Illness is hidden cost of pollution
The recent EPA regulations that require coal-fired power plants to reduce emissions of mercury and other heavy metals are called excessive because additional costs will be added to clean up power generation. This is a lethal misstatement. The costs measured at the generating plants are not the costs to the U.S. For every dollar it will cost to clean up these plants, the U.S. will save $9 in medical expenses, lost wages due to illness and cleanup costs directly caused by the pollution coming from these plants.
Pollution is a pseudonym for poisoning. The EPA has calculated the true, hard costs of distributing these poisons. The power companies want to discount the costs outside their plant boundaries. They claim that if on the first whiff of power plant emission a person doesn’t fly out of his chair, grab his throat and fall to the ground cold dead, power plants are not involved. They want a government license to poison and kill 10,000 Americans per year. They also want to be allowed to cause 130,000 new cases of asthma in children each year. And they want to be allowed, at no cost, to poison miles of rivers and streams and hundreds of lakes every year so that fishermen are at risk from eating their catches.

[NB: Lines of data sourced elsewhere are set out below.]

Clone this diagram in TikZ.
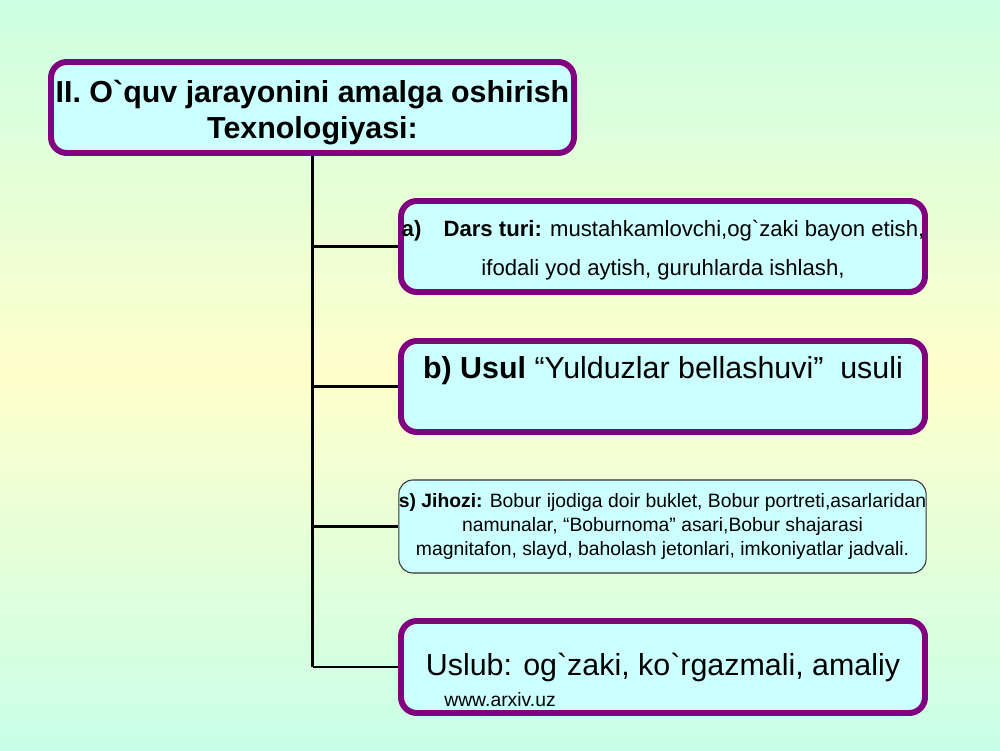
\documentclass[tikz,border=0pt]{standalone}
\usepackage{fontspec}
\setmainfont{Liberation Sans}
\usepackage{xcolor}
\usetikzlibrary{positioning}
\usetikzlibrary{arrows.meta}

\definecolor{bgtop}{RGB}{204,255,226}
\definecolor{bgmid}{RGB}{255,255,204}
\definecolor{bgbot}{RGB}{200,255,232}
\definecolor{frame}{RGB}{128,0,128}
\definecolor{boxfill}{RGB}{204,255,255}

\newcommand{\grv}{\textasciigrave}

\tikzset{
    purplebox/.style={draw=frame,line width=3.4pt,fill=boxfill,rounded corners=9pt,
        minimum width=10.48cm,minimum height=1.82cm,align=center,inner sep=0pt},
    thinbox/.style={draw=black!80,line width=0.6pt,fill=boxfill,rounded corners=8pt,
        minimum width=10.5cm,minimum height=1.86cm,align=center,inner sep=0pt},
    trunk/.style={line width=1.7pt,black}
}

\begin{document}
\begin{tikzpicture}
    % background
    \shade[top color=bgtop,bottom color=bgbot,middle color=bgmid] (0,0) rectangle (20,15);
    \useasboundingbox (0,0) rectangle (20,15);

    \node [purplebox,minimum width=10.46cm,font=\fontsize{17.3}{20.5}\selectfont\bfseries] (head) at (6.25,12.85)
        {\rule{0pt}{19pt}II. O\grv quv jarayonini amalga oshirish\\Texnologiyasi:};

    \node [purplebox,font=\fontsize{12.6}{22}\selectfont] (dars) at (13.26,10.07)
        {\rule{0pt}{13.5pt}\textbf{a)\quad Dars turi:} mustahkamlovchi,og\grv zaki bayon etish,\\ifodali yod aytish, guruhlarda ishlash,};

    \node [purplebox] (usul) at (13.26,7.27) {};
    \node [font=\fontsize{17.3}{20}\selectfont] (usultext) at ([yshift=0.31cm]usul.center)
        {\textbf{b) Usul} “Yulduzlar bellashuvi”\ \ usuli};

    \node [thinbox,font=\fontsize{11}{13.7}\selectfont] (jihoz) at (13.25,4.47)
        {\textbf{s) Jihozi:} Bobur ijodiga doir buklet, Bobur portreti,asarlaridan\\namunalar, “Boburnoma” asari,Bobur shajarasi\\magnitafon, slayd, baholash jetonlari, imkoniyatlar jadvali.};

    \node [purplebox,minimum height=1.84cm,font=\fontsize{17.3}{20}\selectfont] (uslub) at (13.26,1.66)
        {Uslub: og\grv zaki, ko\grv rgazmali, amaliy};
    \node [font=\fontsize{11}{13}\selectfont] (arxiv) at (10.0,1.0) {www.arxiv.uz};

    \draw [trunk] (head.south) -- (head.south |- uslub.west);
    \foreach \n in {dars,usul,jihoz,uslub}
        \draw [trunk] (head.south |- \n.west) -- (\n.west);
\end{tikzpicture}
\end{document}
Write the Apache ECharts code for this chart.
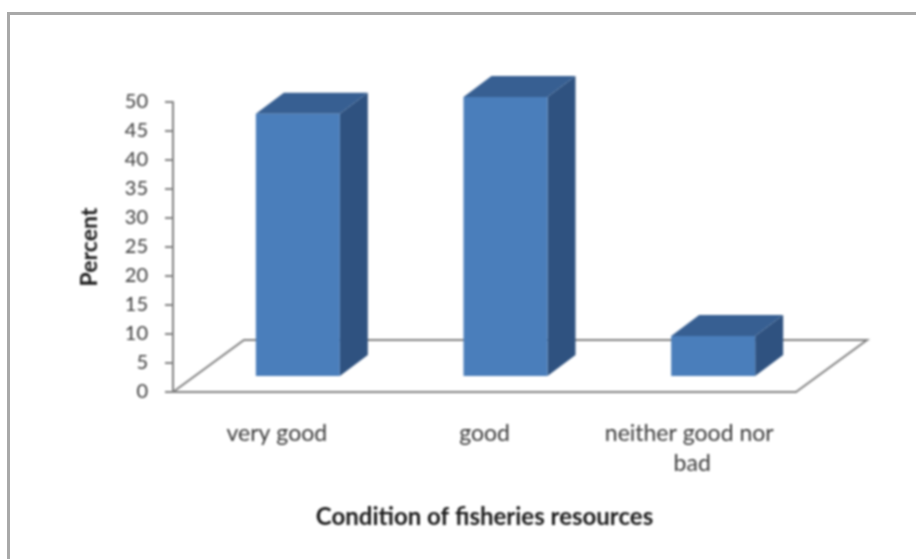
<!DOCTYPE html>
<html>
<head>
<meta charset="utf-8">
<style>
html,body{margin:0;padding:0;background:#fff;overflow:hidden}
#frame{position:absolute;left:7px;top:12px;width:1000px;height:600px;border:3px solid #a9a9a9;box-sizing:border-box}
#c{position:absolute;left:0;top:0;width:916px;height:559px;filter:blur(0.8px)}
</style>
<script src="https://cdn.jsdelivr.net/npm/echarts@6/dist/echarts.min.js"></script>
</head>
<body>
<div id="frame"></div>
<div id="c"></div>
<script>
var categories = ['very good', 'good', 'neither good nor bad'];
var percentValues = [45.2, 48.1, 6.9];
var yTicks = {min: 0, max: 50, step: 5};
var xAxisTitle = 'Condition of fisheries resources';
var yAxisTitle = 'Percent';

var chart = echarts.init(document.getElementById('c'));
var FONT = 'Lato';
var FLOOR_DX = 71, FLOOR_DY = -52;
var BAR_DX = 28, BAR_DY = -21, FRONT_SHIFT_X = 21, FRONT_SHIFT_Y = -16, BAR_W = 84;

chart.setOption({
  animation: false,
  backgroundColor: 'transparent',
  grid: {left: 173, right: 120, top: 102, bottom: 167},
  xAxis: {
    type: 'category', data: categories,
    name: xAxisTitle, nameLocation: 'middle', nameGap: 113,
    nameTextStyle: {fontFamily: FONT, fontWeight: 'bold', fontSize: 24, color: '#1a1a1a'},
    axisTick: {show: false},
    axisLine: {lineStyle: {color: '#808080', width: 2}},
    axisLabel: {fontFamily: FONT, fontSize: 23, color: '#3a3a3a', margin: 27, lineHeight: 30,
                width: 195, overflow: 'break', interval: 0}
  },
  yAxis: {
    type: 'value', min: yTicks.min, max: yTicks.max, interval: yTicks.step,
    name: yAxisTitle, nameLocation: 'middle', nameGap: 72,
    nameTextStyle: {fontFamily: FONT, fontWeight: 'bold', fontSize: 23, color: '#1a1a1a'},
    splitLine: {show: false},
    axisLine: {show: true, lineStyle: {color: '#808080', width: 2}},
    axisTick: {show: true, length: 8, lineStyle: {color: '#808080', width: 2}},
    axisLabel: {fontFamily: FONT, fontSize: 20, color: '#3a3a3a', margin: 25}
  },
  series: [
    {
      type: 'custom', coordinateSystem: 'cartesian2d', silent: true, z: 1,
      data: [[0, 0]],
      encode: {x: 0, y: 1},
      renderItem: function (params, api) {
        var cs = params.coordSys, y0 = cs.y + cs.height, x0 = cs.x, x1 = cs.x + cs.width;
        return {type: 'polyline', shape: {points: [
          [x0, y0], [x0 + FLOOR_DX, y0 + FLOOR_DY], [x1 + FLOOR_DX, y0 + FLOOR_DY], [x1, y0]
        ]}, style: {fill: null, stroke: '#808080', lineWidth: 2}};
      }
    },
    {
      type: 'custom', coordinateSystem: 'cartesian2d', silent: true, z: 3,
      data: categories.map(function (c, i) { return [i, percentValues[i]]; }),
      encode: {x: 0, y: 1},
      renderItem: function (params, api) {
        var top = api.coord([api.value(0), api.value(1)]);
        var base = api.coord([api.value(0), 0]);
        var l = top[0] + FRONT_SHIFT_X - BAR_W / 2, r = l + BAR_W;
        var t = top[1] + FRONT_SHIFT_Y, b = base[1] + FRONT_SHIFT_Y;
        return {type: 'group', children: [
          {type: 'polygon', shape: {points: [[r, t], [r + BAR_DX, t + BAR_DY], [r + BAR_DX, b + BAR_DY], [r, b]]},
           style: {fill: '#2f5280'}},
          {type: 'polygon', shape: {points: [[l, t], [l + BAR_DX, t + BAR_DY], [r + BAR_DX, t + BAR_DY], [r, t]]},
           style: {fill: '#375f92'}},
          {type: 'rect', shape: {x: l, y: t, width: BAR_W, height: b - t}, style: {fill: '#4a7ebb'}}
        ]};
      }
    }
  ]
});
</script>
</body>
</html>
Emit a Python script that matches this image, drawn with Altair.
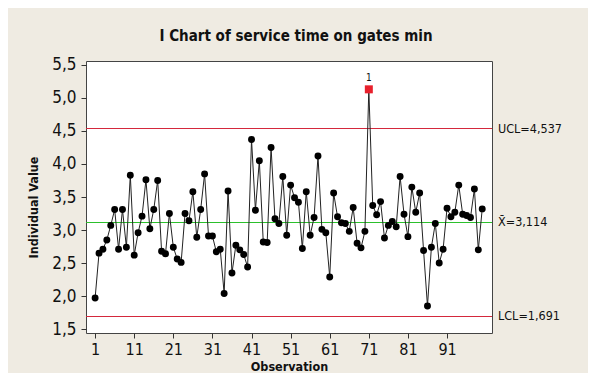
import altair as alt
import pandas as pd

observations = list(range(1, 101))
values = [
    1.97, 2.65, 2.71, 2.85, 3.07, 3.31, 2.71, 3.31, 2.74, 3.83,
    2.62, 2.96, 3.21, 3.76, 3.02, 3.31, 3.75, 2.68, 2.64, 3.25,
    2.74, 2.56, 2.51, 3.25, 3.14, 3.58, 2.89, 3.31, 3.85, 2.91,
    2.91, 2.67, 2.71, 2.04, 3.59, 2.35, 2.77, 2.70, 2.63, 2.44,
    4.37, 3.30, 4.05, 2.82, 2.81, 4.25, 3.17, 3.10, 3.81, 2.92,
    3.68, 3.49, 3.42, 2.72, 3.58, 2.92, 3.19, 4.12, 3.01, 2.96,
    2.29, 3.56, 3.20, 3.11, 3.10, 2.98, 3.34, 2.80, 2.73, 2.98,
    5.13, 3.37, 3.23, 3.43, 2.88, 3.07, 3.13, 3.05, 3.81, 3.24,
    2.90, 3.65, 3.27, 3.56, 2.69, 1.85, 2.74, 3.10, 2.50, 2.71,
    3.33, 3.20, 3.27, 3.68, 3.24, 3.22, 3.19, 3.62, 2.70, 3.32,
]
limit_values = [4.537, 3.114, 1.691]
limit_labels = ["UCL=4,537", "X\u0304=3,114", "LCL=1,691"]
limit_colors = ["#D4283C", "#2CC02C", "#D4283C"]
x_ticks = [1, 11, 21, 31, 41, 51, 61, 71, 81, 91]
y_ticks = [1.5, 2.0, 2.5, 3.0, 3.5, 4.0, 4.5, 5.0, 5.5]

FONT = "DejaVu Sans Condensed, DejaVu Sans"
W, H = 406, 272

df = pd.DataFrame({"obs": observations, "value": values})
df["flag"] = df["value"] > limit_values[0]
lim = pd.DataFrame({"value": limit_values, "label": limit_labels, "color": limit_colors})

xs = alt.Scale(domain=[-1.33, 102.5], nice=False, zero=False)
ys = alt.Scale(domain=[1.441, 5.559], nice=False, zero=False)

x_axis = alt.Axis(values=x_ticks, title="Observation", grid=False, domain=False,
                  labelFontSize=16, labelFont=FONT, labelColor="#111",
                  labelOverlap=False,
                  tickSize=5, tickColor="#333", labelPadding=3,
                  titleFont=FONT, titleFontSize=12.5, titleFontWeight="bold",
                  titleColor="#111", titleX=W / 2, titleY=33,
                  titleBaseline="middle")
y_axis = alt.Axis(values=y_ticks, title="Individual Value", grid=False, domain=False,
                  labelExpr="replace(format(datum.value, '.1f'), '.', ',')",
                  labelFontSize=17, labelFont=FONT, labelColor="#111",
                  labelOverlap=False, tickCount=9,
                  tickSize=5, tickColor="#333", labelPadding=5,
                  titleFont=FONT, titleFontSize=12.5, titleFontWeight="bold",
                  titleColor="#111", titleX=-53, titleY=146, titleAngle=-90,
                  titleAlign="center", titleBaseline="middle")

x_enc = alt.X("obs:Q", scale=xs, axis=x_axis)
y_enc = alt.Y("value:Q", scale=ys, axis=y_axis)

rules = alt.Chart(lim).mark_rule(strokeWidth=1.2).encode(
    y=y_enc,
    x=alt.value(0), x2=alt.value(W),
    color=alt.Color("color:N", scale=None),
)
rule_labels = alt.Chart(lim).mark_text(
    align="left", baseline="middle", fontSize=12.5, font=FONT, color="#111"
).encode(
    y=y_enc, x=alt.value(W + 6), text="label:N"
)

line = alt.Chart(df).mark_line(color="#222222", strokeWidth=1).encode(x=x_enc, y=y_enc)
pts = alt.Chart(df).transform_filter("!datum.flag").mark_circle(
    size=48, color="#000000", opacity=1
).encode(x=x_enc, y=y_enc)
outs = alt.Chart(df).transform_filter("datum.flag").mark_square(
    size=64, color="#E8202C", opacity=1
).encode(x=x_enc, y=y_enc)
out_lbl = alt.Chart(df).transform_filter("datum.flag").mark_text(
    dy=-11, fontSize=10, font=FONT, color="#111"
).encode(x=x_enc, y=y_enc, text=alt.value("1"))

chart = alt.layer(rules, line, pts, outs, out_lbl, rule_labels).properties(
    width=W, height=H,
    title=alt.TitleParams("I Chart of service time on gates min", fontSize=15,
                          font=FONT, fontWeight="bold", color="#111",
                          anchor="middle", offset=12, dx=7),
    autosize=alt.AutoSizeParams(type="none"),
    padding={"left": 78, "top": 53, "right": 96, "bottom": 40},
).configure(background="#EFEBE2").configure_view(
    fill="white", stroke="#444444", strokeWidth=1
)

chart.save("out.html", embed_options={"renderer": "svg", "actions": False})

If the EPA numbers are wrong it is because they are drastically low. We’ve tried getting marketplace solutions for pollution. They fail completely because our marketplace is incomplete. If the power companies want a marketplace solution, they will have to agree to find, treat and fully compensate the people they now kill and maim and to completely clean up after themselves. Since the technology for that does not yet exist, they’d better start some research. Until then, this poisoning must be forbidden.